Why, in this age of immediacy and acceleration, slow things down? Why, when people cannot seem to talk to one another, start a conversation? Why, as we hurtle toward the digital and virtual, stress the visceral and human? Why, when the world concerns itself with the new and the next, bother to declare the importance of a thousand-year-old art form? You know the answers: we need time; we need to talk; we need proximity; we need music.

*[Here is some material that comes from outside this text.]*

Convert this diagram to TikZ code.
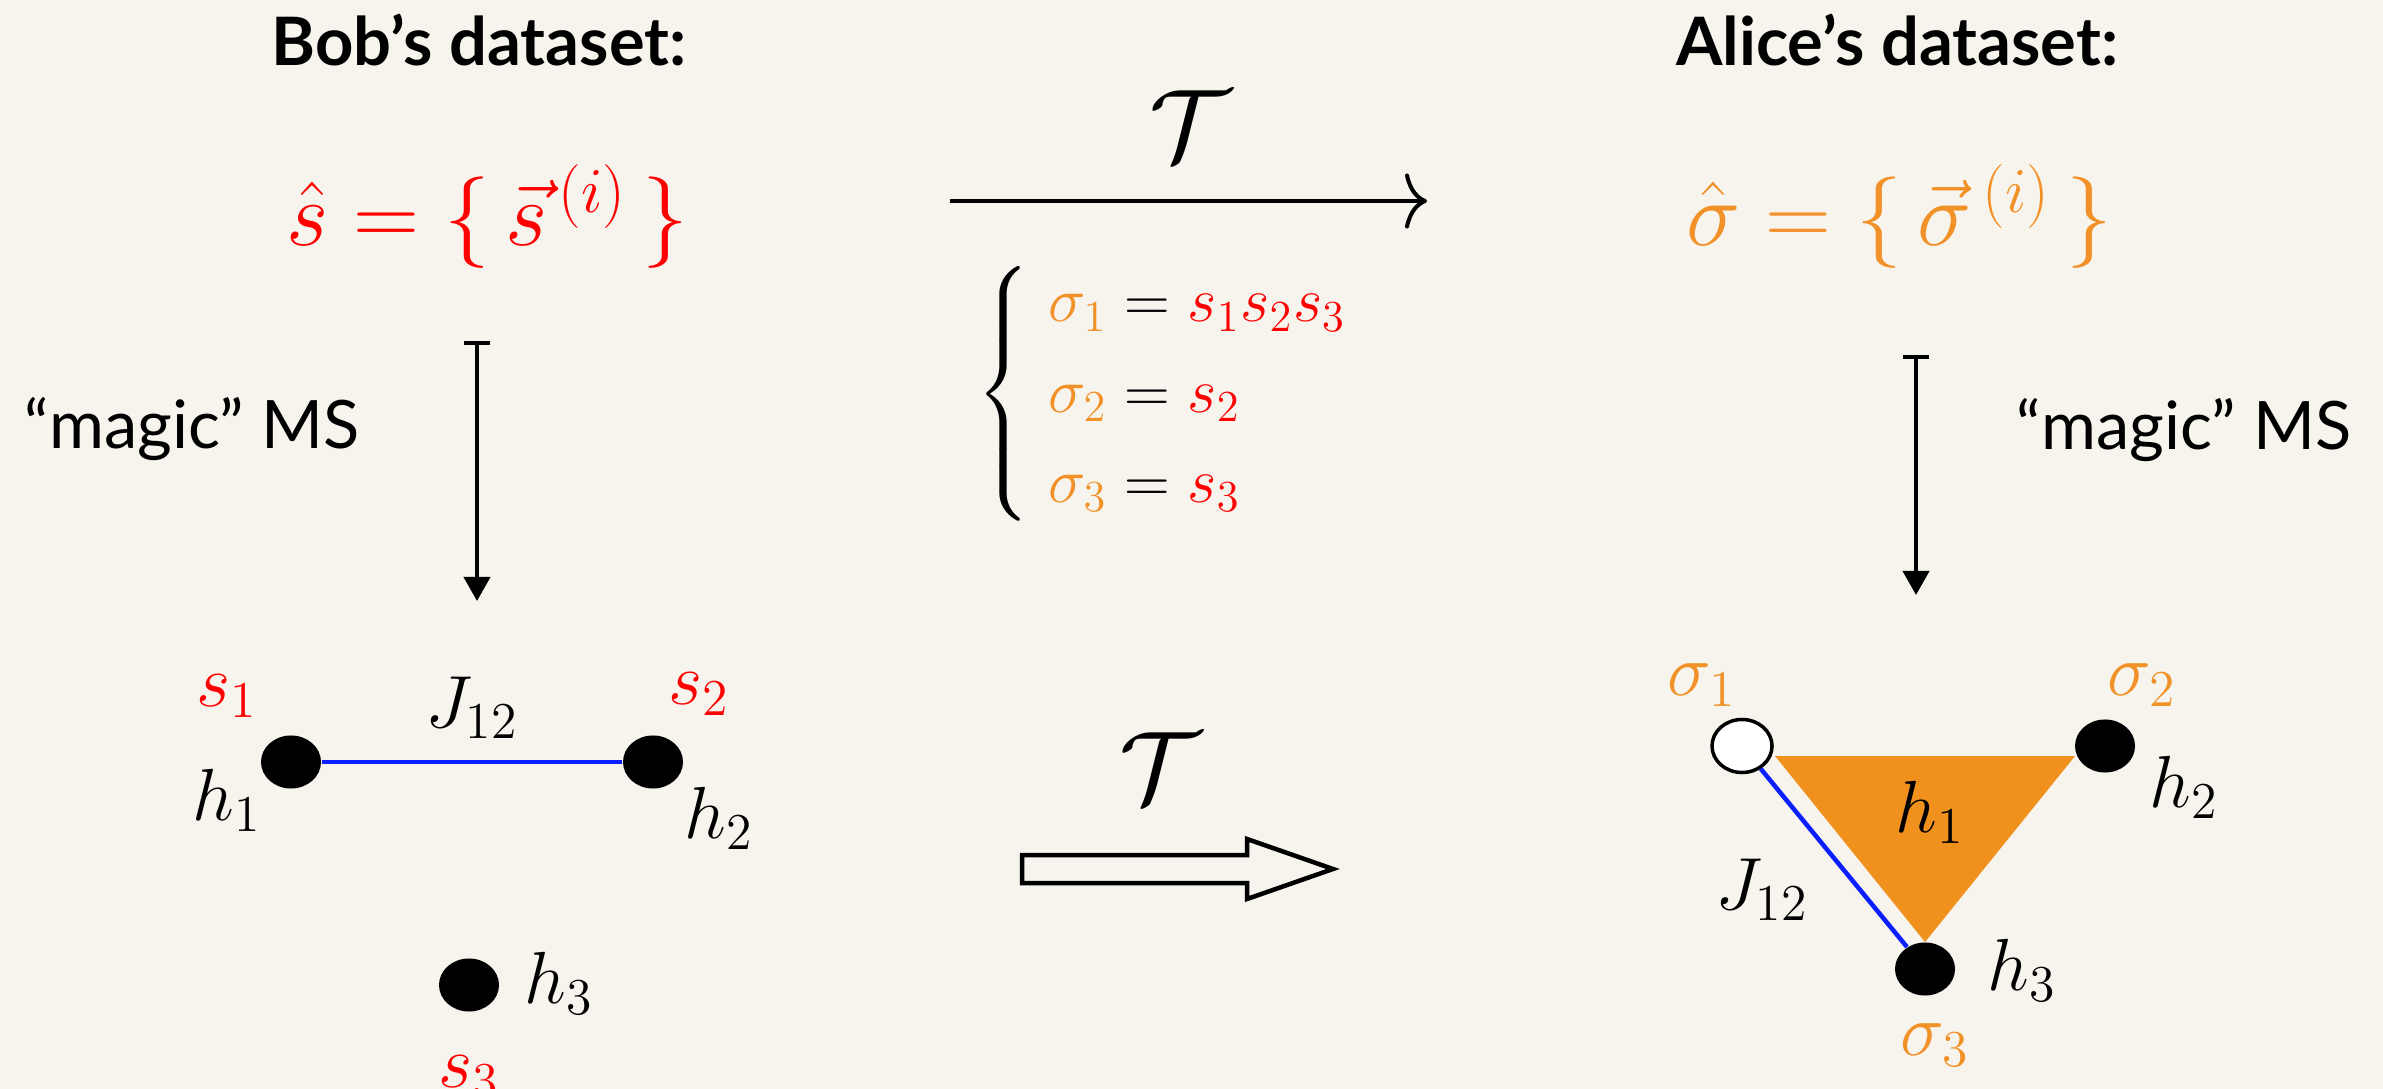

Over the past 150 years or so, classical musical performances have created distance between their two participants, the performers and the audience, with heavy consequences. Separation has built a barrier when there should be connection and energy. There has been a loss of familiarity, appreciation, and understanding on both sides of the curtain. Generations now think of classical music as an arcane arena of the wealthy; listeners dare not cough or sneeze. Musicians are penned up in formal wear; they leave through the stage door and never really get to know their public. It is difficult to imagine now, but concerts used to be very convivial things. People felt free to chat while the music went on, ask that a movement be played again, or clap whenever they felt like it.

Shoreline’s aim is to include you once more. We want to talk to you, tell you about what you will hear, ask you whether you’ve enjoyed it, answer your questions. We want you to meet our performers and vice versa. We want to slow down, take time, reach out to young and old, and share our ancient common language: music. Welcome to the conversation. Welcome to the Society.